We, herein, describe the synthesis of hydroxyapatite-modified γ-Fe₂O₃ magnetic nanoparticles grafted with guanidinium chloride and their characterization by X-ray diffraction (XRD), thermo gravimetric analysis (TGA), Fourier transform infrared spectroscopy (FT-IR), energy dispersive X-ray spectroscopy (EDX), dynamic light scattering (DLS), transmission and scanning electron microscopy (TEM & SEM), and vibrating sample magnetometer (VSM) techniques. This newly developed nanocatalytic system has been explored as an efficient and recyclable nanocatalyst to effect the one-pot three-component condensation reactions of various aromatic aldehydes, malononitrile and 3-cyano-6-hydroxy-4-methyl-pyridin-2(1H)-one under solvent-free condition with excellent yields. The new pyranopyridine derivatives synthesized from this reaction were subjected to biological valuation as antioxidants by using an α,α-diphenyl-β-picrylhydrazyl (DPPH) free-radical scavenging assay and also for their antifungal capacity against the fungus Fusarium oxysporum.

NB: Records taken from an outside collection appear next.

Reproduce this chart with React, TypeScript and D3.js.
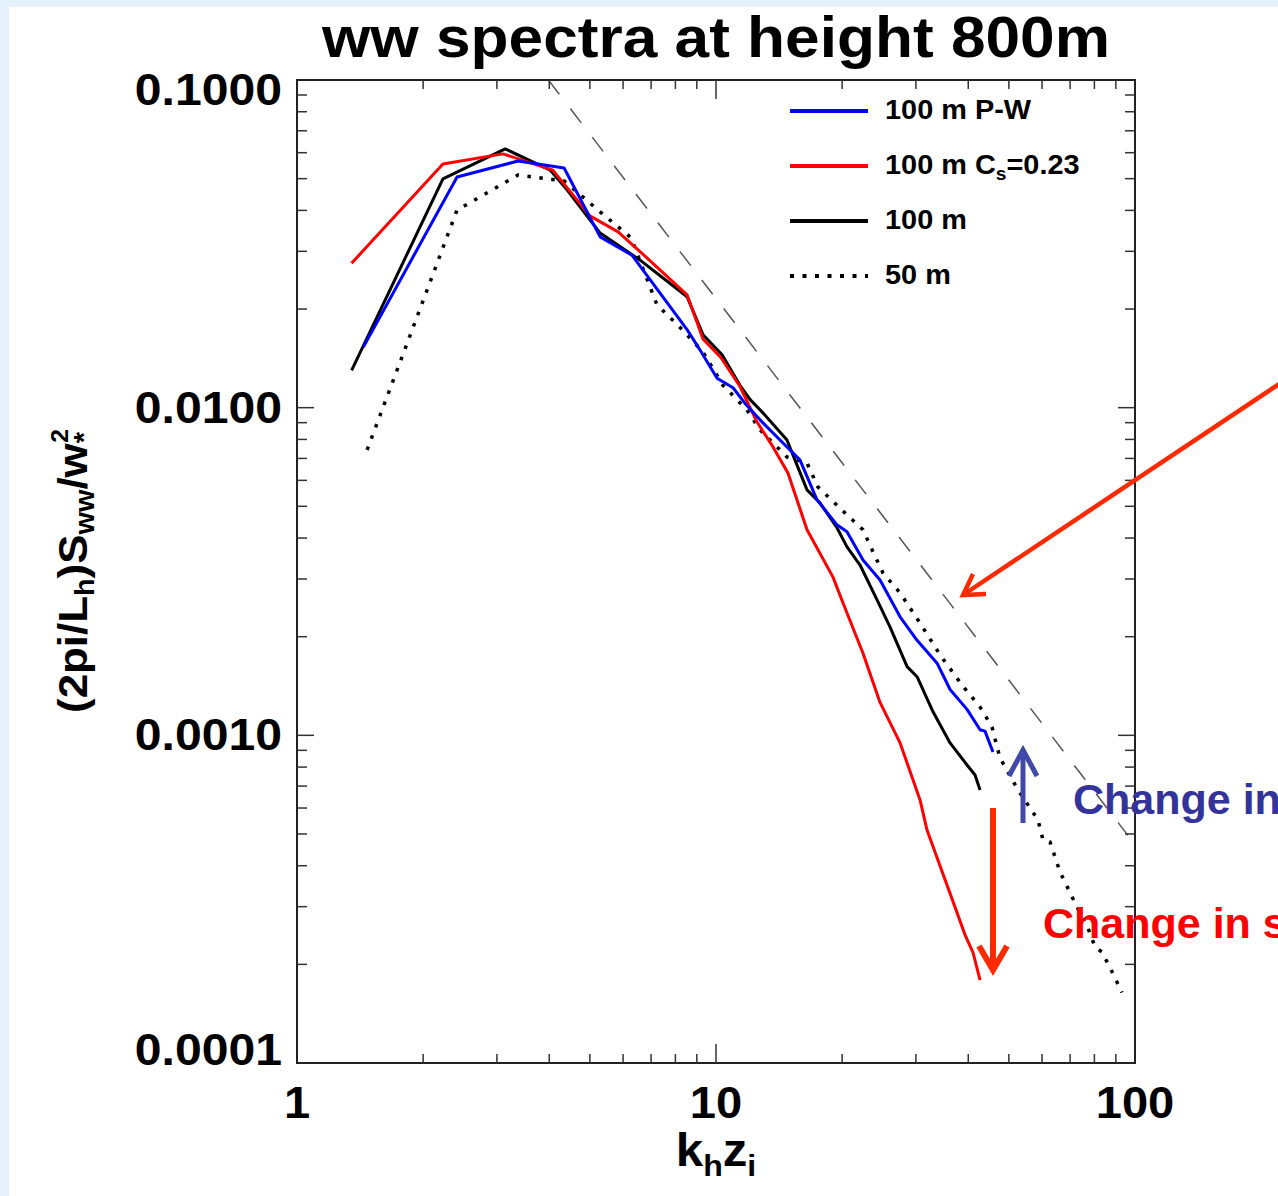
import React from "react";
import * as d3 from "d3";

// ---------- data ----------
const kBlue = [1.44, 2.41, 3.37, 4.34, 5.29, 6.30, 8.53, 9.16, 10.06, 10.98, 11.73, 12.74, 13.68, 15.87, 17.42, 19.44, 20.54, 22.43, 24.63, 27.50, 30.19, 33.70, 36.19, 39.73, 42.68, 43.85, 45.82];
const sBlue = [0.0153, 0.0506, 0.0566, 0.0539, 0.0332, 0.0292, 0.0173, 0.0150, 0.0123, 0.0115, 0.0103, 0.00918, 0.00837, 0.00692, 0.00523, 0.00439, 0.00418, 0.00343, 0.00298, 0.00230, 0.00195, 0.00166, 0.00138, 0.00120, 0.00104, 0.00103, 0.000890];

const kRed = [1.35, 2.23, 3.10, 4.08, 5.00, 5.84, 6.77, 8.53, 9.31, 10.28, 11.41, 12.53, 13.68, 14.85, 16.49, 19.02, 20.09, 22.43, 24.63, 27.50, 30.69, 31.89, 34.26, 37.20, 39.30, 41.07, 42.68];
const sRed = [0.0276, 0.0554, 0.0595, 0.0531, 0.0385, 0.0344, 0.0290, 0.0221, 0.0162, 0.0142, 0.0116, 0.00904, 0.00759, 0.00632, 0.00424, 0.00304, 0.00254, 0.00178, 0.00126, 0.000948, 0.000635, 0.000514, 0.000399, 0.000299, 0.000246, 0.000217, 0.000179];

const kBlack = [1.35, 2.23, 3.14, 4.02, 4.41, 5.29, 6.59, 8.53, 9.31, 10.34, 11.41, 12.05, 12.95, 14.77, 15.61, 16.49, 17.71, 19.44, 20.54, 22.07, 24.23, 26.03, 28.58, 30.19, 32.96, 36.19, 39.73, 41.52, 42.68];
const sBlack = [0.0130, 0.0499, 0.0616, 0.0531, 0.0462, 0.0341, 0.0282, 0.0218, 0.0167, 0.0145, 0.0117, 0.0106, 0.00963, 0.00797, 0.00668, 0.00561, 0.00512, 0.00430, 0.00376, 0.00331, 0.00259, 0.00214, 0.00162, 0.00151, 0.00118, 0.000948, 0.000812, 0.000757, 0.000681];

const kDot = [1.47, 2.41, 3.37, 4.34, 5.29, 6.27, 7.23, 8.20, 9.31, 10.39, 11.86, 12.74, 14.77, 16.49, 17.51, 20.32, 22.43, 23.70, 25.04, 27.50, 30.69, 34.26, 38.87, 42.68, 45.57, 47.62, 52.58, 58.68, 60.32, 62.68, 66.22, 71.93, 77.24, 80.27, 83.41, 88.13, 93.11];
const sDot = [0.00743, 0.0401, 0.0513, 0.0492, 0.0396, 0.0330, 0.0206, 0.0176, 0.0148, 0.0117, 0.00984, 0.00855, 0.00707, 0.00678, 0.00573, 0.00477, 0.00424, 0.00363, 0.00313, 0.00272, 0.00220, 0.00176, 0.00141, 0.00122, 0.00106, 0.000853, 0.000681, 0.000552, 0.000479, 0.000473, 0.000383, 0.000308, 0.000258, 0.000226, 0.000218, 0.000190, 0.000164];

// -5/3 reference line end points
const kRef = [3.98, 96.2];
const sRef = [0.1, 0.000495];

const xTickValues = [1, 10, 100];
const xTickLabels = ["1", "10", "100"];
const yTickValues = [0.1, 0.01, 0.001, 0.0001];
const yTickLabels = ["0.1000", "0.0100", "0.0010", "0.0001"];
const legendLabels = ["100 m P-W", "100 m C", "100 m", "50 m"];

const W = 1278, H = 1196;
const L = 297, R = 1135, T = 80, B = 1063;
const FONT = "'Liberation Sans', Arial, Helvetica, sans-serif";
const SX = 1.07;

const zip = (k: number[], s: number[]) => k.map((v, i) => [v, s[i]] as [number, number]);

export default function App() {
  const x = d3.scaleLog().domain([1, 100]).range([L, R]);
  const y = d3.scaleLog().domain([0.0001, 0.1]).range([B, T]);
  const line = d3.line<[number, number]>().x(d => x(d[0])).y(d => y(d[1]));

  const xt = x.ticks();
  const yt = y.ticks();
  const isMajor = (v: number) => Math.abs(Math.log10(v) - Math.round(Math.log10(v))) < 1e-6;

  const tickColor = "#333";
  const ticks: JSX.Element[] = [];
  xt.forEach((v, i) => {
    const px = x(v);
    if (px <= L + 0.5 || px >= R - 0.5) return;
    const len = isMajor(v) ? 19 : 9;
    ticks.push(<line key={"xb" + i} x1={px} x2={px} y1={B} y2={B - len} stroke={tickColor} strokeWidth={1.5} />);
    ticks.push(<line key={"xt" + i} x1={px} x2={px} y1={T} y2={T + len} stroke={tickColor} strokeWidth={1.5} />);
  });
  yt.forEach((v, i) => {
    const py = y(v);
    if (py <= T + 0.5 || py >= B - 0.5) return;
    const len = isMajor(v) ? 17 : 10;
    ticks.push(<line key={"yl" + i} x1={L} x2={L + len} y1={py} y2={py} stroke={tickColor} strokeWidth={1.5} />);
    ticks.push(<line key={"yr" + i} x1={R} x2={R - len} y1={py} y2={py} stroke={tickColor} strokeWidth={1.5} />);
  });

  const series = [
    { d: zip(kDot, sDot), color: "#000", dash: "3.5 8.5", w: 3.5 },
    { d: zip(kBlack, sBlack), color: "#000", dash: undefined, w: 3 },
    { d: zip(kRed, sRed), color: "#ff0000", dash: undefined, w: 3 },
    { d: zip(kBlue, sBlue), color: "#0000ff", dash: undefined, w: 3 },
  ];

  const legendStyles = [
    { color: "#0000ff", dash: undefined },
    { color: "#ff0000", dash: undefined },
    { color: "#000", dash: undefined },
    { color: "#000", dash: "4 8.5" },
  ];

  const yLabelBase = (v: number) => (v === 0.1 ? 105 : v === 0.0001 ? 1065 : y(v) + 15);

  const arrowRed = "#ff2a00";
  const arrowBlue = "#4048a8";

  return (
    <div style={{ position: "absolute", left: 0, top: 0, width: W, height: H, overflow: "hidden" }}>
      <svg width={W} height={H} style={{ display: "block" }} fontFamily={FONT}>
        <defs>
          <clipPath id="plotclip">
            <rect x={L} y={T} width={R - L} height={B - T} />
          </clipPath>
        </defs>
        <rect x={0} y={0} width={W} height={H} fill="#e4f0fc" />
        <rect x={9} y={7} width={W - 9} height={H - 7} fill="#ffffff" />

        {/* title */}
        <text x={322} y={57} fontSize={58} fontWeight="bold" textLength={788} lengthAdjust="spacingAndGlyphs" fill="#000">
          ww spectra at height 800m
        </text>

        {/* data */}
        <g clipPath="url(#plotclip)">
          <path d={line(zip(kRef, sRef)) || ""} fill="none" stroke="#555" strokeWidth={1.5} strokeDasharray="18 18" />
          {series.map((s, i) => (
            <path key={i} d={line(s.d) || ""} fill="none" stroke={s.color} strokeWidth={s.w}
              strokeDasharray={s.dash} strokeLinejoin="round" />
          ))}
        </g>

        {/* frame and ticks */}
        <rect x={L} y={T} width={R - L} height={B - T} fill="none" stroke="#222" strokeWidth={2} />
        {ticks}

        {/* y tick labels */}
        {yTickValues.map((v, i) => (
          <text key={"yl" + i} transform={`translate(282,${yLabelBase(v)}) scale(${SX},1)`} textAnchor="end"
            fontSize={45} fontWeight="bold" fill="#000">{yTickLabels[i]}</text>
        ))}
        {/* x tick labels */}
        {xTickValues.map((v, i) => (
          <text key={"xl" + i} transform={`translate(${x(v)},1118) scale(${SX},1)`} textAnchor="middle"
            fontSize={44} fontWeight="bold" fill="#000">{xTickLabels[i]}</text>
        ))}

        {/* x axis title */}
        <g transform={`translate(716,1166) scale(${SX},1)`}>
          <text textAnchor="middle" fontSize={46} fontWeight="bold" fill="#000">
            k<tspan fontSize={30} dy={10}>h</tspan><tspan dy={-10}>z</tspan><tspan fontSize={30} dy={10}>i</tspan>
          </text>
        </g>

        {/* y axis title */}
        <g transform={`translate(87,571) rotate(-90) scale(${SX},1)`}>
          <text textAnchor="middle" fontSize={41} fontWeight="bold" fill="#000">
            (2pi/L<tspan fontSize={27} dy={7}>h</tspan><tspan dy={-7}>)S</tspan><tspan fontSize={27} dy={7}>ww</tspan><tspan dy={-7}>/w</tspan><tspan fontSize={27} dy={6}>*</tspan><tspan fontSize={23} dx={-10} dy={-25}>2</tspan>
          </text>
        </g>

        {/* legend */}
        {legendLabels.map((lab, i) => {
          const ly = 111 + i * 55;
          const st = legendStyles[i];
          return (
            <g key={"lg" + i}>
              <line x1={790} x2={868} y1={ly} y2={ly} stroke={st.color} strokeWidth={4}
                strokeDasharray={st.dash} />
              <g transform={`translate(885,${ly + 8}) scale(${SX},1)`}>
                <text fontSize={27} fontWeight="bold" fill="#000">
                  {i === 1 ? (
                    <>{lab}<tspan fontSize={18} dy={6}>s</tspan><tspan dy={-6}>=0.23</tspan></>
                  ) : lab}
                </text>
              </g>
            </g>
          );
        })}

        {/* annotations */}
        <g stroke={arrowRed} strokeWidth={4.5} fill="none" strokeLinecap="butt">
          <line x1={1300} x2={963} y1={370} y2={595} />
          <polyline points="973,574 963,595 986,594" strokeLinejoin="miter" />
        </g>
        <g stroke={arrowBlue} strokeWidth={5} fill="none">
          <line x1={1023} x2={1023} y1={823} y2={750} />
          <polyline points="1009,776 1023,750 1037,776" />
        </g>
        <g stroke={arrowRed} strokeWidth={6} fill="none">
          <line x1={993} x2={993} y1={808} y2={970} />
          <polyline points="979,946 993,970 1007,946" />
        </g>
        <text x={1073} y={814} fontSize={43} fontWeight="bold" fill="#333399">Change in</text>
        <text x={1043} y={938} fontSize={43} fontWeight="bold" fill="#ff0000">Change in s</text>
      </svg>
    </div>
  );
}
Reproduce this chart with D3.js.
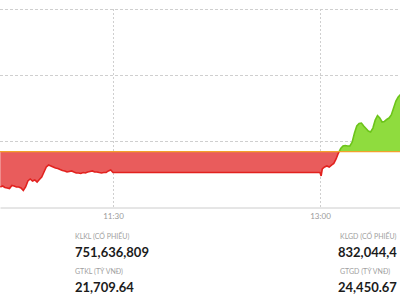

According to the experimental results, these products exhibit excellent antioxidant activity with an IC₅₀ value of 0.140 ± 0.003 to 0.751 ± 0.008 mg mL⁻¹. In addition, these compounds exhibited reasonable antifungal activity against the Fusarium oxysporum fungus. In summary, the guanidinium chloride-functionalized magnetically hybrid nanocatalyst hydroxyapatite encapsulated γ-Fe₂O₃ was found to be a quite excellent and recyclable catalytic system for the green synthesis of pyrano[2,3-b]pyridine derivatives having antioxidant and antifungal activities.